The Grok feature has been dragged into the spotlight as users call out cases where AI is being misused to degrade women, target children, and manipulate people’s public photos to digitally ‘undress’ them, or turn them into obscene images.
What started as futuristic tech meant to be clever or helpful is now facing a hard conversation about boundaries, consent, and what happens when powerful tools land in the wrong hands.
I’ve been thinking about boundaries in a really tangible way lately, through things like photos.
When someone posts a photo of you publicly, especially without asking, it can feel small to them, but not to you.
“It’s just a picture.”
“It’s already online.”
“What’s the harm?”
But the harm shows up when that image gets shared, edited, taken out of context, or straight-up manipulated.
Suddenly something personal becomes public property, and you don’t get a say.
That’s not a technical issue – it’s a human one.
What’s wild is how easily people ignore this kind of boundary because technology allows it.
Just because you can upload, edit, remix, or circulate something, doesn’t mean that you should.
Tools don’t come with decency built in – people have to supply that part.
That’s where theory becomes real life.
A photo is not just data. It is someone’s face, body, moment, and sense of safety.
When that is taken and used in ways they didn’t agree to, it’s not being ‘sensitive’ to feel uncomfortable – it’s your nervous system saying: “Something about this isn’t right.”
And yet, people are often made to feel dramatic for speaking up.
“If you can’t handle the Internet, maybe stop posting photos of yourself.”
“Maybe don’t share your pictures at all.”
These are the same tired comments that people throw around whenever someone speaks up, especially when they are hurt, angry, or just trying to be understood.
But asking, “Please take that down,” or “I’m not okay with my image being altered or shared like that” is not fragile – it is basic human decency.
If we think about it like tools again: systems only work when consent is part of the design.
Without it, trust breaks, relationships fracture, and people pull back.
And here’s the part that matters most – needing that boundary doesn’t mean you are weak or controlling.
It means that you understand that your image, like your time or your energy, isn’t an open resource for anyone to use however they want.
Decency isn’t complicated.
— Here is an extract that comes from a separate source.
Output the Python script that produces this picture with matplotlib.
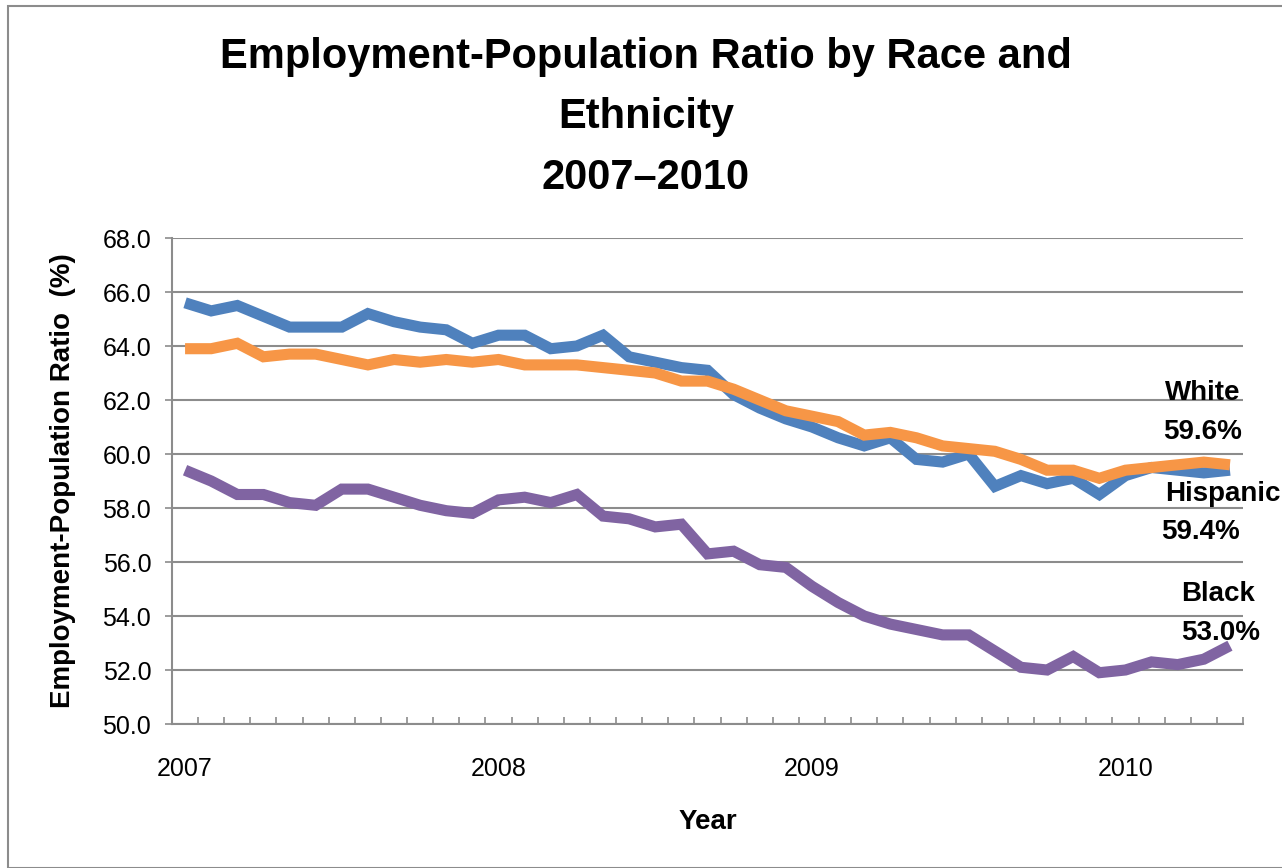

It’s just pausing long enough to ask: “Is this mine? Did they agree to this? Would I be okay if this were done to me?”
If someone has taken your photos, edited them, or shared them without your permission, I’m really sorry.
That is a violation, and it hurts even more when your boundaries are not respected and your voice goes unheard.
It’s not just ‘oh that sucks’; it’s someone taking a piece of you and deciding that they’re allowed to do whatever they want with it.
And that feeling sticks. You don’t just shake it off.
What hurts the most is the loss of control.
You trusted the moment, or the space, or maybe even a person.
Then suddenly it’s not yours anymore. It’s out there, twisted, passed around, laughed at, and judged.
And somehow, the world often expects you to carry the embarrassment for something you never agreed to.
That is backwards. Respecting boundaries isn’t a favour – it’s the bare minimum of being a decent human.
A lot of the shame people feel isn’t even about the image itself.
It’s about what the image represents – vulnerability.
Maybe parts of yourself you already felt unsure about: your body, your face, the way you look when you are relaxed or unguarded.
Those are the places that feel the most exposed. Not because they are wrong, but because they mattered to you.
And the worst part? Shame makes you quiet.
It makes you second-guess yourself, like you should have known better, or kept yourself smaller, or stayed silent.
But none of that is fair.
Being embarrassed doesn’t mean you messed up; it means someone crossed a line and left you holding the discomfort.
Everyone has boundaries and parts of themselves they protect.
Respecting that shouldn’t be negotiable, and talking about this openly – in a real, human way – helps put the shame back where it belongs.
Not on the person who was violated, but on those who decided consent was optional.